Provided data:
↓
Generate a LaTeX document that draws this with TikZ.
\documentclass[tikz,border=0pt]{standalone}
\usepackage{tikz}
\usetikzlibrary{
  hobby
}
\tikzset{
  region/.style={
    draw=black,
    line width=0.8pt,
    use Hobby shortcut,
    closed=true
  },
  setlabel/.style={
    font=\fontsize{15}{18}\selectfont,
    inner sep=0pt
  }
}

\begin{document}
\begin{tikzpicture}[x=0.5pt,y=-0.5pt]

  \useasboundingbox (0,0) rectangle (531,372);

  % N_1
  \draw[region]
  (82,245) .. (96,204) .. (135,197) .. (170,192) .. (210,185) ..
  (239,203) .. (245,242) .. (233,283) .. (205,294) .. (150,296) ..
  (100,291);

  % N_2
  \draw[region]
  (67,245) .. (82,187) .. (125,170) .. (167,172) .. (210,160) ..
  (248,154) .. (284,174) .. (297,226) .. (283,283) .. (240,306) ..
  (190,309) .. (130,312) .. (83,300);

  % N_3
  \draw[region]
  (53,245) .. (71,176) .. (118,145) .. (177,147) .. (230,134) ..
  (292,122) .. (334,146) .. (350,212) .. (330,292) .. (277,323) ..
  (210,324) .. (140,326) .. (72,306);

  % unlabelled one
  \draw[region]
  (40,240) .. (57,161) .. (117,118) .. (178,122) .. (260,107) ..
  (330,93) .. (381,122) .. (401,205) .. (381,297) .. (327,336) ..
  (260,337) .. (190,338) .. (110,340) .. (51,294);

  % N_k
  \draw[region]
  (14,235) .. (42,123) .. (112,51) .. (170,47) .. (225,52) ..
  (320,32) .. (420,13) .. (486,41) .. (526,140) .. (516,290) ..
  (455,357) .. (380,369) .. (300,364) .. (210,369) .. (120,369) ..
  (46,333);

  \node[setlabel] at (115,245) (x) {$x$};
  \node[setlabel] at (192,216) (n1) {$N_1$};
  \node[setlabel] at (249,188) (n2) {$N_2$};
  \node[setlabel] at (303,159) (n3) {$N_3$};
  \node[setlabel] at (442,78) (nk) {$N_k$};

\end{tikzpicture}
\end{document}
↑
Written exercise: Write out all the data again, exactly as it appears.

Answer for the task:
Generate a LaTeX document that draws this with TikZ.
\documentclass[tikz,border=0pt]{standalone}
\usepackage{tikz}
\usetikzlibrary{
  hobby
}
\tikzset{
  region/.style={
    draw=black,
    line width=0.8pt,
    use Hobby shortcut,
    closed=true
  },
  setlabel/.style={
    font=\fontsize{15}{18}\selectfont,
    inner sep=0pt
  }
}

\begin{document}
\begin{tikzpicture}[x=0.5pt,y=-0.5pt]

  \useasboundingbox (0,0) rectangle (531,372);

  % N_1
  \draw[region]
  (82,245) .. (96,204) .. (135,197) .. (170,192) .. (210,185) ..
  (239,203) .. (245,242) .. (233,283) .. (205,294) .. (150,296) ..
  (100,291);

  % N_2
  \draw[region]
  (67,245) .. (82,187) .. (125,170) .. (167,172) .. (210,160) ..
  (248,154) .. (284,174) .. (297,226) .. (283,283) .. (240,306) ..
  (190,309) .. (130,312) .. (83,300);

  % N_3
  \draw[region]
  (53,245) .. (71,176) .. (118,145) .. (177,147) .. (230,134) ..
  (292,122) .. (334,146) .. (350,212) .. (330,292) .. (277,323) ..
  (210,324) .. (140,326) .. (72,306);

  % unlabelled one
  \draw[region]
  (40,240) .. (57,161) .. (117,118) .. (178,122) .. (260,107) ..
  (330,93) .. (381,122) .. (401,205) .. (381,297) .. (327,336) ..
  (260,337) .. (190,338) .. (110,340) .. (51,294);

  % N_k
  \draw[region]
  (14,235) .. (42,123) .. (112,51) .. (170,47) .. (225,52) ..
  (320,32) .. (420,13) .. (486,41) .. (526,140) .. (516,290) ..
  (455,357) .. (380,369) .. (300,364) .. (210,369) .. (120,369) ..
  (46,333);

  \node[setlabel] at (115,245) (x) {$x$};
  \node[setlabel] at (192,216) (n1) {$N_1$};
  \node[setlabel] at (249,188) (n2) {$N_2$};
  \node[setlabel] at (303,159) (n3) {$N_3$};
  \node[setlabel] at (442,78) (nk) {$N_k$};

\end{tikzpicture}
\end{document}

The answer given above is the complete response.